» **The task**
Restate each of the lines below word for word and drop every picture.

» **Supplied data**
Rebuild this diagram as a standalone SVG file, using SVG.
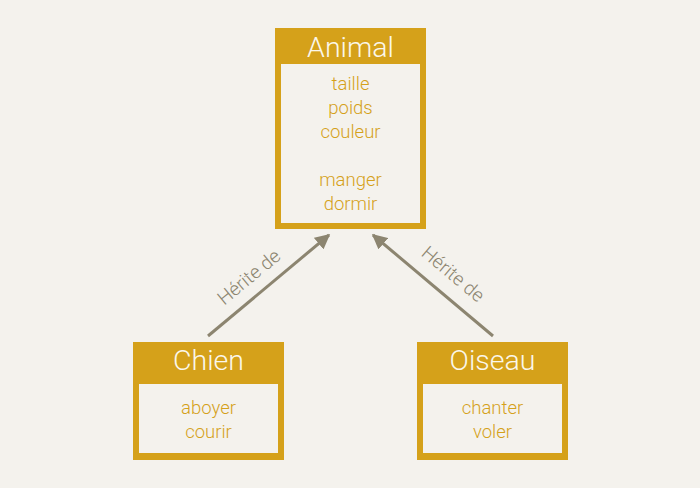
<svg xmlns="http://www.w3.org/2000/svg" width="700" height="488" viewBox="0 0 700 488">
<style>
.outer{fill:#d5a11a}
.inner{fill:#f4f2ed}
.title{font-family:Roboto,"Liberation Sans",sans-serif;font-weight:300;font-size:28.5px;fill:#fbf7ea;text-anchor:middle}
.attr{font-family:Roboto,"Liberation Sans",sans-serif;font-weight:300;font-size:18.5px;fill:#d5a11a;text-anchor:middle}
.lbl{font-family:Roboto,"Liberation Sans",sans-serif;font-weight:300;font-size:19px;fill:#8c8570;text-anchor:middle}
.edge{stroke:#8c8570;stroke-width:3;fill:none}
</style>
<defs>
<marker id="ah" viewBox="0 0 10 10" refX="9" refY="5" markerWidth="5" markerHeight="5" markerUnits="strokeWidth" orient="auto">
<path d="M0,0 L10,5 L0,10 z" fill="#8c8570"/>
</marker>
</defs>
<rect width="700" height="488" fill="#f4f2ed"/>
<g id="connectors">
<line class="edge" x1="208" y1="336" x2="329" y2="235" marker-end="url(#ah)"/>
<line class="edge" x1="493" y1="336" x2="373" y2="235" marker-end="url(#ah)"/>
<text class="lbl" transform="translate(253,282) rotate(-39.6)">Hérite de</text>
<text class="lbl" transform="translate(449,279) rotate(40)">Hérite de</text>
</g>
<g id="animal">
<rect class="outer" x="275" y="28" width="151" height="201"/>
<rect class="inner" x="281" y="64" width="139" height="159"/>
<text class="title" x="350.5" y="57">Animal</text>
<text class="attr" x="350.5" y="90">taille</text>
<text class="attr" x="350.5" y="114">poids</text>
<text class="attr" x="350.5" y="138">couleur</text>
<text class="attr" x="350.5" y="186">manger</text>
<text class="attr" x="350.5" y="210">dormir</text>
</g>
<g id="chien">
<rect class="outer" x="133" y="342" width="151" height="118"/>
<rect class="inner" x="139" y="384" width="139" height="69"/>
<text class="title" x="208.5" y="370">Chien</text>
<text class="attr" x="208.5" y="414">aboyer</text>
<text class="attr" x="208.5" y="438">courir</text>
</g>
<g id="oiseau">
<rect class="outer" x="417" y="342" width="151" height="118"/>
<rect class="inner" x="423" y="384" width="139" height="69"/>
<text class="title" x="492.5" y="370">Oiseau</text>
<text class="attr" x="492.5" y="414">chanter</text>
<text class="attr" x="492.5" y="438">voler</text>
</g>
</svg>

» **The response**
Rebuild this diagram as a standalone SVG file, using SVG.
<svg xmlns="http://www.w3.org/2000/svg" width="700" height="488" viewBox="0 0 700 488">
<style>
.outer{fill:#d5a11a}
.inner{fill:#f4f2ed}
.title{font-family:Roboto,"Liberation Sans",sans-serif;font-weight:300;font-size:28.5px;fill:#fbf7ea;text-anchor:middle}
.attr{font-family:Roboto,"Liberation Sans",sans-serif;font-weight:300;font-size:18.5px;fill:#d5a11a;text-anchor:middle}
.lbl{font-family:Roboto,"Liberation Sans",sans-serif;font-weight:300;font-size:19px;fill:#8c8570;text-anchor:middle}
.edge{stroke:#8c8570;stroke-width:3;fill:none}
</style>
<defs>
<marker id="ah" viewBox="0 0 10 10" refX="9" refY="5" markerWidth="5" markerHeight="5" markerUnits="strokeWidth" orient="auto">
<path d="M0,0 L10,5 L0,10 z" fill="#8c8570"/>
</marker>
</defs>
<rect width="700" height="488" fill="#f4f2ed"/>
<g id="connectors">
<line class="edge" x1="208" y1="336" x2="329" y2="235" marker-end="url(#ah)"/>
<line class="edge" x1="493" y1="336" x2="373" y2="235" marker-end="url(#ah)"/>
<text class="lbl" transform="translate(253,282) rotate(-39.6)">Hérite de</text>
<text class="lbl" transform="translate(449,279) rotate(40)">Hérite de</text>
</g>
<g id="animal">
<rect class="outer" x="275" y="28" width="151" height="201"/>
<rect class="inner" x="281" y="64" width="139" height="159"/>
<text class="title" x="350.5" y="57">Animal</text>
<text class="attr" x="350.5" y="90">taille</text>
<text class="attr" x="350.5" y="114">poids</text>
<text class="attr" x="350.5" y="138">couleur</text>
<text class="attr" x="350.5" y="186">manger</text>
<text class="attr" x="350.5" y="210">dormir</text>
</g>
<g id="chien">
<rect class="outer" x="133" y="342" width="151" height="118"/>
<rect class="inner" x="139" y="384" width="139" height="69"/>
<text class="title" x="208.5" y="370">Chien</text>
<text class="attr" x="208.5" y="414">aboyer</text>
<text class="attr" x="208.5" y="438">courir</text>
</g>
<g id="oiseau">
<rect class="outer" x="417" y="342" width="151" height="118"/>
<rect class="inner" x="423" y="384" width="139" height="69"/>
<text class="title" x="492.5" y="370">Oiseau</text>
<text class="attr" x="492.5" y="414">chanter</text>
<text class="attr" x="492.5" y="438">voler</text>
</g>
</svg>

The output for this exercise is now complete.